Once the foundry was built, it set Ohio Wesleyan apart. Haycock remembers casting for Denison, Oberlin, and Wittenberg, among others, before they got their own foundries.
Not only did the foundry provide Ohio Wesleyan with unique capabilities, it gave students a much more meaningful experience, Haycock says.
“I think the kids were drawn to the drama, the smoke, the excitement of casting,” Haycock says. “But they also had a better understanding of the making of castings in the Renaissance. … The students were facing many of the same difficulties as the artists of Renaissance, such as DaVinci. That changed many art history classes, I think. They had a greater appreciation for those artists and what they didn’t have to work with.”
Haycock’s exhibit was a surprise to him—he was not informed of the show until the time was right for the surprise. The display, “Haycock Retrospective,” will be held Aug. 18 to Sept. 16 at the Ross Art Museum, with Haycock speaking at the museum at 3 p.m. Aug. 25. His presentation will be followed by an artist’s reception from 4 p.m. to 6 p.m.
Justin Kronewetter, director of the Ross Art Museum, says this is an exhibit no one should miss.
“Although difficult to pull off as a surprise event, the exhibition of Ebb’s sculpture is one of the more successful exhibitions to be mounted in the Ross Art Museum in the past few years,” Kronewetter says. “Planning for the exhibition occurred over a year’s time and included the efforts of several members of Ebb’s family and a few close friends. When one considers the complexity of mounting such a show, it amazes me that there wasn’t a single slip up. …
“As for the show itself,” Kronewetter continues, “the individual works were created employing an unusually wide range of materials and techniques. Obviously, each work on display was created by a highly motivated artist whose technical skills were such that he was able to realize the full potential of each idea being pursued. And the ideas being pursued were as diverse and complex as the materials he employed. Whether working large or small, everything Ebb created came about as a labor of love. … Those who view Ebb’s sculptures are the beneficiaries of all the countless hours Ebb spent working alone in his studio throughout a long and illustrious career. His studio was his sanctuary and the works that he created there were truly inspired.”
Haycock says he and his wife, Teena, were returning from visiting grandchildren when plans for the exhibit were revealed.
“I was thoroughly surprised,” Haycock says. “The mechanics and physical display of a 3-D exhibit are difficult. … I don’t know how the kids arranged it so secretly.”
Haycock says he has enjoyed the opportunity the exhibit has created to review his life’s work.

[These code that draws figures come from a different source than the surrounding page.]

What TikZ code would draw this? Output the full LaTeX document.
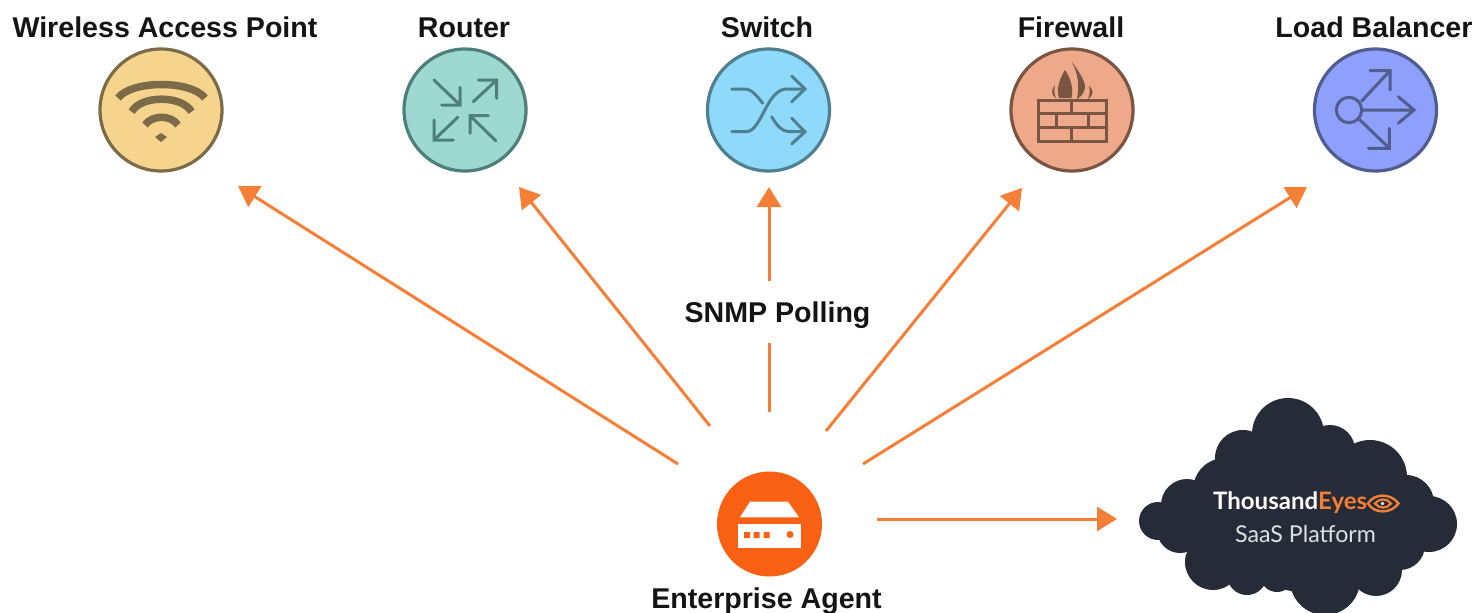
\documentclass[tikz,border=0pt]{standalone}
\usepackage{fontspec}
\setmainfont{Liberation Sans}
\newfontfamily\logofont{Lato}
\usetikzlibrary{arrows.meta}
\definecolor{arrowc}{HTML}{F57F36}
\definecolor{agentc}{HTML}{F86114}
\definecolor{cloudc}{HTML}{252C38}
\definecolor{wapf}{HTML}{F6D48E}\definecolor{wapd}{HTML}{7B6B47}
\definecolor{rtf}{HTML}{9DD9D0}\definecolor{rtd}{HTML}{4E807A}
\definecolor{swf}{HTML}{8FDAFA}\definecolor{swd}{HTML}{50808F}
\definecolor{fwf}{HTML}{EDA98A}\definecolor{fwd}{HTML}{7A5642}
\definecolor{lbf}{HTML}{8F9FFC}\definecolor{lbd}{HTML}{505D8F}
\tikzset{
  device/.style={circle,minimum size=122pt,inner sep=0pt,outer sep=0pt,line width=3.2pt},
  title/.style={font=\fontsize{28.6}{30}\selectfont\bfseries,inner sep=0pt,text=black!92,anchor=base},
  link/.style={draw=arrowc,line width=3pt,-{Triangle[length=20pt,width=24pt]}},
  glyph/.style={line width=3pt,line join=miter,line cap=round},
  puff/.style={fill=cloudc,draw=none},
}
\begin{document}
\begin{tikzpicture}[x=1pt,y=-1pt]
\useasboundingbox (0,0) rectangle (1478,613);
% devices
\node[device,draw=wapd,fill=wapf] (wap) at (161,110) {};
\node[device,draw=rtd,fill=rtf] (router) at (465,110) {};
\node[device,draw=swd,fill=swf] (switch) at (768.5,110) {};
\node[device,draw=fwd,fill=fwf] (firewall) at (1072,110) {};
\node[device,draw=lbd,fill=lbf] (lb) at (1375.5,110) {};
\node[title] (wapt) at (165,37) {Wireless Access Point};
\node[title] (routert) at (464,37) {Router};
\node[title] (switcht) at (767,37) {Switch};
\node[title] (firewallt) at (1071,37) {Firewall};
\node[title] (lbt) at (1374,37) {Load Balancer};
% wifi
\begin{scope}[wapd,line width=7.5pt]
\draw (118,98) .. controls (132,80) and (191,80) .. (205,98);
\draw (131.7,111.7) .. controls (141,95) and (182,95) .. (191.5,111.7);
\draw (145,125) .. controls (152,114.7) and (171,114.7) .. (178,125);
\fill (155,137) -- (161,133) -- (167,137) -- (161,142) -- cycle;
\end{scope}
% router
\begin{scope}[rtd,glyph]
\draw (434,80) -- (460,105) (441.7,105) -- (460,105) -- (460,87.3);
\draw (473.3,101.7) -- (496.7,80) (478.3,80) -- (496.7,80) -- (496.7,98.3);
\draw (457.7,117.3) -- (434,140) (434,120) -- (434,140) -- (453.3,140);
\draw (495.7,140.7) -- (470,115.7) (488.3,115.7) -- (470,115.7) -- (470,133.3);
\end{scope}
% switch
\begin{scope}[swd,glyph]
\draw (731.7,89) -- (744,89) .. controls (752,89) and (756,95) .. (762.7,103.3);
\draw (731.7,131.7) -- (746,131.7) .. controls (762,131.7) and (766,89) .. (787,89) -- (804,89);
\draw (771.7,116.7) .. controls (776,124) and (781,131.7) .. (790,131.7) -- (804,131.7);
\draw (791.7,76) -- (805,89) -- (791.7,101.7);
\draw (791.7,118.3) -- (805,131.7) -- (791.7,144);
\end{scope}
% firewall
\begin{scope}[fwd,line width=3pt]
\draw (1038.3,100) rectangle (1106.7,141);
\draw (1038.3,113.5) -- (1106.7,113.5) (1038.3,127) -- (1106.7,127);
\draw (1071,100) -- (1071,113.5) (1056.5,113.5) -- (1056.5,127) (1088,113.5) -- (1088,127) (1071,127) -- (1071,141);
\fill (1065,70) .. controls (1060,78) and (1056,88) .. (1059,98) -- (1071.5,98) .. controls (1074,88) and (1070,77) .. (1065,70) -- cycle;
\fill (1071.5,61.5) .. controls (1078,70) and (1086,82) .. (1085,88) .. controls (1084,93) and (1081,97) .. (1077,99) .. controls (1079,88) and (1079,74) .. (1071.5,61.5) -- cycle;
\fill (1055,85) .. controls (1051,90) and (1051,95) .. (1056,98) .. controls (1054,93) and (1054,90) .. (1055,85) -- cycle;
\fill (1089,86) .. controls (1094,90) and (1094,95) .. (1088,99) .. controls (1090,94) and (1090,90) .. (1089,86) -- cycle;
\end{scope}
% load balancer
\begin{scope}[lbd,glyph]
\draw (1349,110) circle[radius=12.7];
\draw (1361.7,101) -- (1390,70.7) (1370,70.7) -- (1390,70.7) -- (1390,90);
\draw (1361.7,110) -- (1413,110) (1398.3,96.7) -- (1414,110) -- (1398.3,123.3);
\draw (1359,119) -- (1389.3,148.3) (1368.3,148.3) -- (1389.3,148.3) -- (1389.3,128.3);
\end{scope}
% agent
\node[circle,fill=agentc,minimum size=105pt,inner sep=0pt,outer sep=0pt] (agent) at (769.5,524) {};
\fill[white] (740,517.3) -- (799,517.3) -- (788,501.7) -- (750,501.7) -- cycle;
\fill[white] (737.7,524) rectangle (800.7,548.3);
\fill[agentc] (744,532) rectangle (750,538) (753.7,532) rectangle (759.7,538) (763.7,532) rectangle (769.7,538);
\fill[agentc] (790,534.5) circle[radius=3.5];
\node[title] (agentt) at (766.5,608) {Enterprise Agent};
% cloud
\begin{scope}
\foreach \cx/\cy/\cr in {1288/434/36,1243/458/28,1330/450/25,1370/477/37,1406/503/28,1429/524/28,
 1158/521/19,1187/505/26,1225/490/32,1180/530/23,1213/562/28,1247/575/20,1277/575/17,1325/580/35,1376/570/26,1400/545/25}
 {\fill[puff] (\cx,\cy) circle[radius=\cr];}
\fill[puff] (1170,520) -- (1230,470) -- (1290,440) -- (1370,470) -- (1430,520) -- (1380,580) -- (1325,600) -- (1210,570) -- cycle;
\end{scope}
\node[anchor=west,inner sep=0pt,font=\logofont\bfseries\fontsize{24}{26}\selectfont] (logo) at (1213,503) {\textcolor{white}{Thousand}\textcolor{arrowc}{Eyes}};
\begin{scope}[arrowc]
\draw[line width=2.4pt] (1368,503.5) .. controls (1374,493) and (1391,493) .. (1398.5,503.5) .. controls (1391,514) and (1374,514) .. (1368,503.5) -- cycle;
\draw[line width=2.2pt] (1375,503.5) .. controls (1379,498) and (1387,498) .. (1391,503.5) .. controls (1387,509) and (1379,509) .. (1375,503.5) -- cycle;
\fill[white] (1382.5,503.5) circle[radius=1.8];
\end{scope}
\node[inner sep=0pt,text=white!85!cloudc,font=\logofont\fontsize{23.2}{25}\selectfont] (saas) at (1305.5,534.5) {SaaS Platform};
% connector ends
\coordinate (awap) at (678,464); \coordinate (twap) at (238,186);
\coordinate (art) at (710,426); \coordinate (trt) at (519,187);
\coordinate (asw) at (769,412); \coordinate (tsw) at (769,187);
\coordinate (afw) at (826,431); \coordinate (tfw) at (1022,188);
\coordinate (alb) at (863,464); \coordinate (tlb) at (1307,187);
\coordinate (acl) at (877,519); \coordinate (tcl) at (1117,519);
\draw[link] (awap) -- (twap);
\draw[link] (art) -- (trt);
\draw[link] (asw) -- (tsw);
\draw[link] (afw) -- (tfw);
\draw[link] (alb) -- (tlb);
\draw[link] (acl) -- (tcl);
\fill[white] (680,281) rectangle (875,343);
\node[title] (snmp) at (777.5,322) {SNMP Polling};
\end{tikzpicture}
\end{document}
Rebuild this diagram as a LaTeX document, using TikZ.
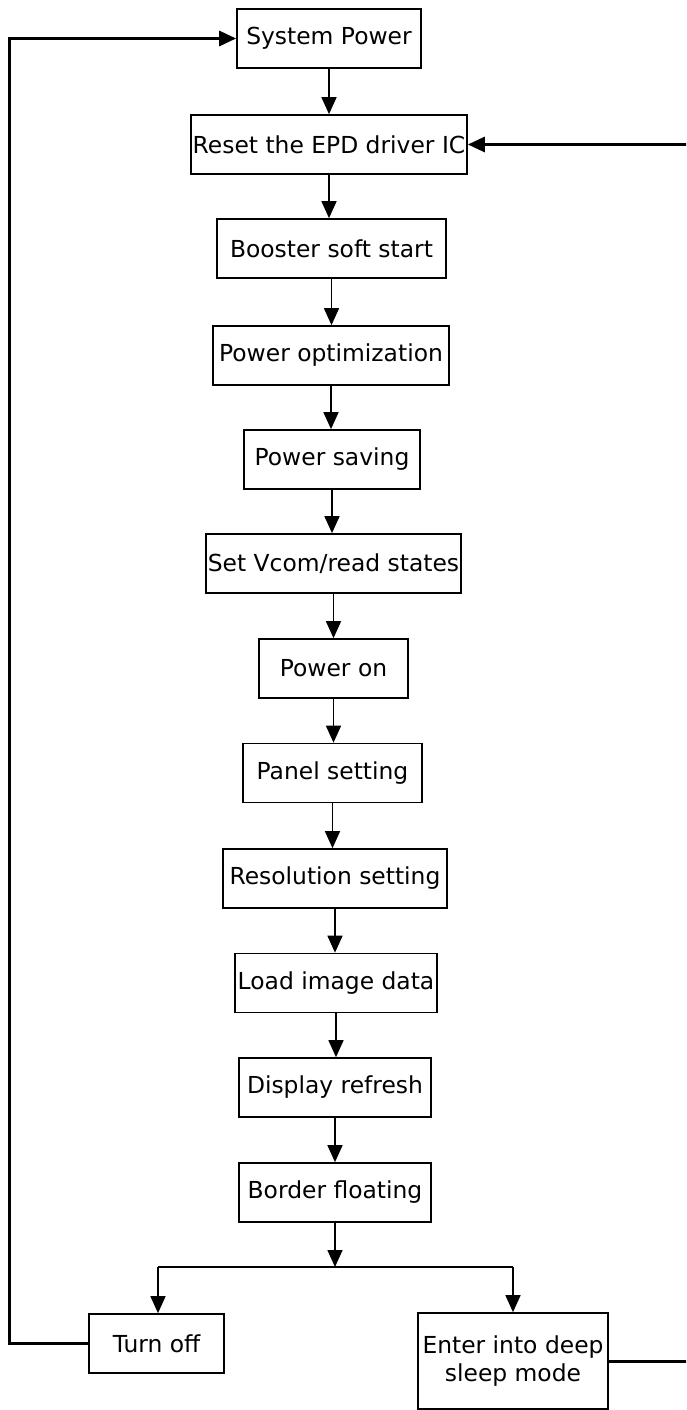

“I didn’t realize, until I stepped over that threshold that this many pieces had been collected,” he says, looking around the spacious museum. “They would have had to go all over the place.”
During our interview, he also told me about a woman in the retirement home where he lives. Every day he would try to get her to draw, but she would always say, “I don’t know how. I can’t do that.” One day he took her hand and helped her draw a line with a pencil. Since then, she has made countless drawings of just lines, because she knows she can.
“They think, I can’t make a line like that,” Haycock says. “They all have these professional standards, but you don’t have to apply them to everything. Just do it!”
He continued to joke as we completed our interview, but shared a few serious thoughts, too.
“Have you ever just been overwhelmed by the grandeur of something?” he asked. “Each one of these is some kind of dream. … All of these make such crazy thoughts. I have the ability to make things analytically true, but I don’t want to. The thrill of conception, imagination, and seeing and then modifying—all of that is involved in this.”
His final story was of a woman he met in Italy while on a sabbatical.
“She asked me what I thought the most important word in Italian was,” Haycock remembers. “She said it was ‘pero,’ which means ‘however,’ because everything you say comes with a condition.”
I learned more in one afternoon from Ebb Haycock than I have in a long time, and I understood even more clearly what he meant about being overwhelmed by the grandeur of something.